В обоих случаях этот переход связан с воспоминаниями о детстве и о женщине. Причем, всплывая в памяти, эти воспоминания тут же словно стирают из нее все следы личностного опыта, вызывают своего рода “короткое замыкание”, после которого память начинает работать лишь во “внеличностном” регистре. Все это позволяет высказать предположение о травматическом характере этого “узла” воспоминаний.

Характер этой травматичности поможет прояснить тот факт, что в стихотворении воспоминание о “реальной” женщине влечет за собой “амнезическое” воспоминание о детстве, в то время как в “Поэме квадратов” “картина” несбывшегося детства связана с отсутствием женщины. Встреча с женщиной в настоящем неминуемо напоминает лирическому Я об отсутствии женщины (а конкретно, сестры) в детстве. Естественно предположить, что ощущение подобной “нехватки” в “прошлом”, вторгаясь в “настоящее”, оставляет и на нем свой отпечаток, мешает ее “восполнению”. Скрытым нервом этого сюжета является переживание “онтологического” разрыва между лирическим Я и женским, невозможность их “коммуникации”.

Обращение к претексту позволит прояснить характер этого разрыва.

* * *

В пушкинской поэме наиболее глобален “разрыв” Гирея и Марии. С Марией (в отличие от Заремы) у хана вообще нет никаких точек соприкосновения.

Но “некоммуникабельность” этих персонажей соединяется с явственным сходством между ними.

“Изоморфность” Гирея и Марии манифестирована одной формульной лексической конструкцией.

Про злого эвнуха в поэме сказано:

“Воля хана / Ему единственный закон” [7, 179], об отце же Марии говорится: “Для старика была закон / Её младенческая воля” [7, 182]. Поэтому появление Марии словно парализует хана: обнаружив равную ему по “силам” волю, он не только не смеет “подступиться” к своей пленнице, но и вообще утрачивает всякую жизненную активность.
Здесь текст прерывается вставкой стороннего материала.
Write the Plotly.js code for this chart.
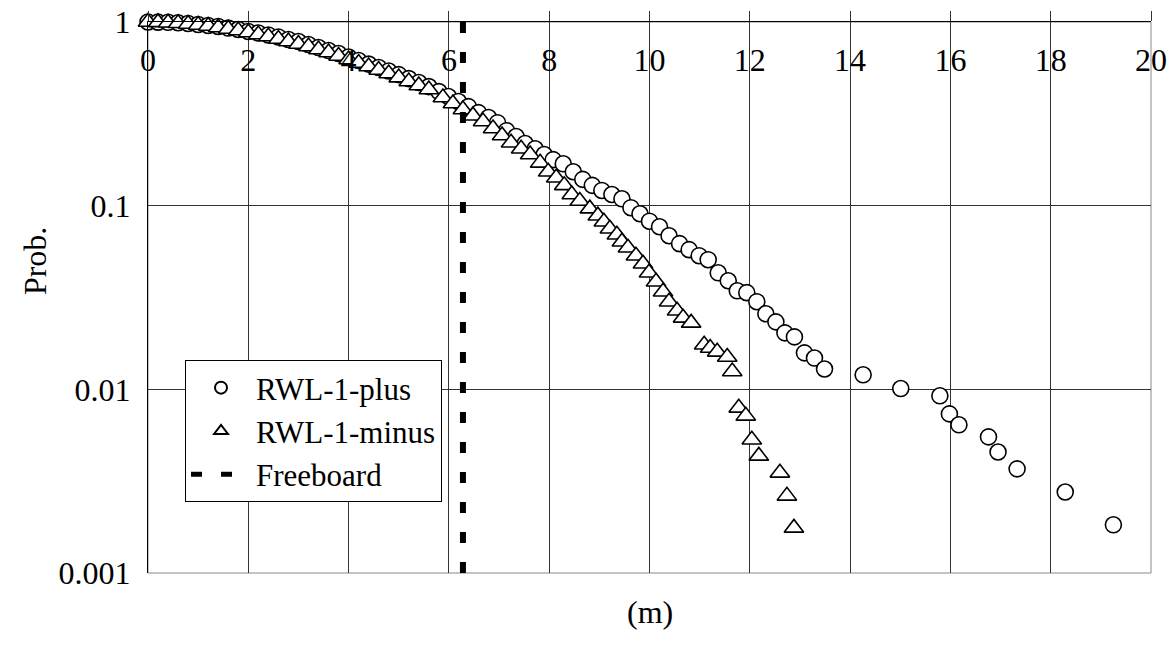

По-видимому, “акоммуникативные” отношения Гирея и Марии объясняются именно столкновением воль. Воля “сильных” персонажей пушкинской поэмы должна изливаться в закон (ср.“Несет ли Польше свой закон” [7, 177]), находящий свое воплощение в телах, которые не обладают собственной волей (не случайно сравнение эвнуха с истуканом). Стать же вместилищем воли Другого оба персонажа не могут по своей “природе”. Общего пространства для “встречи” у них нет.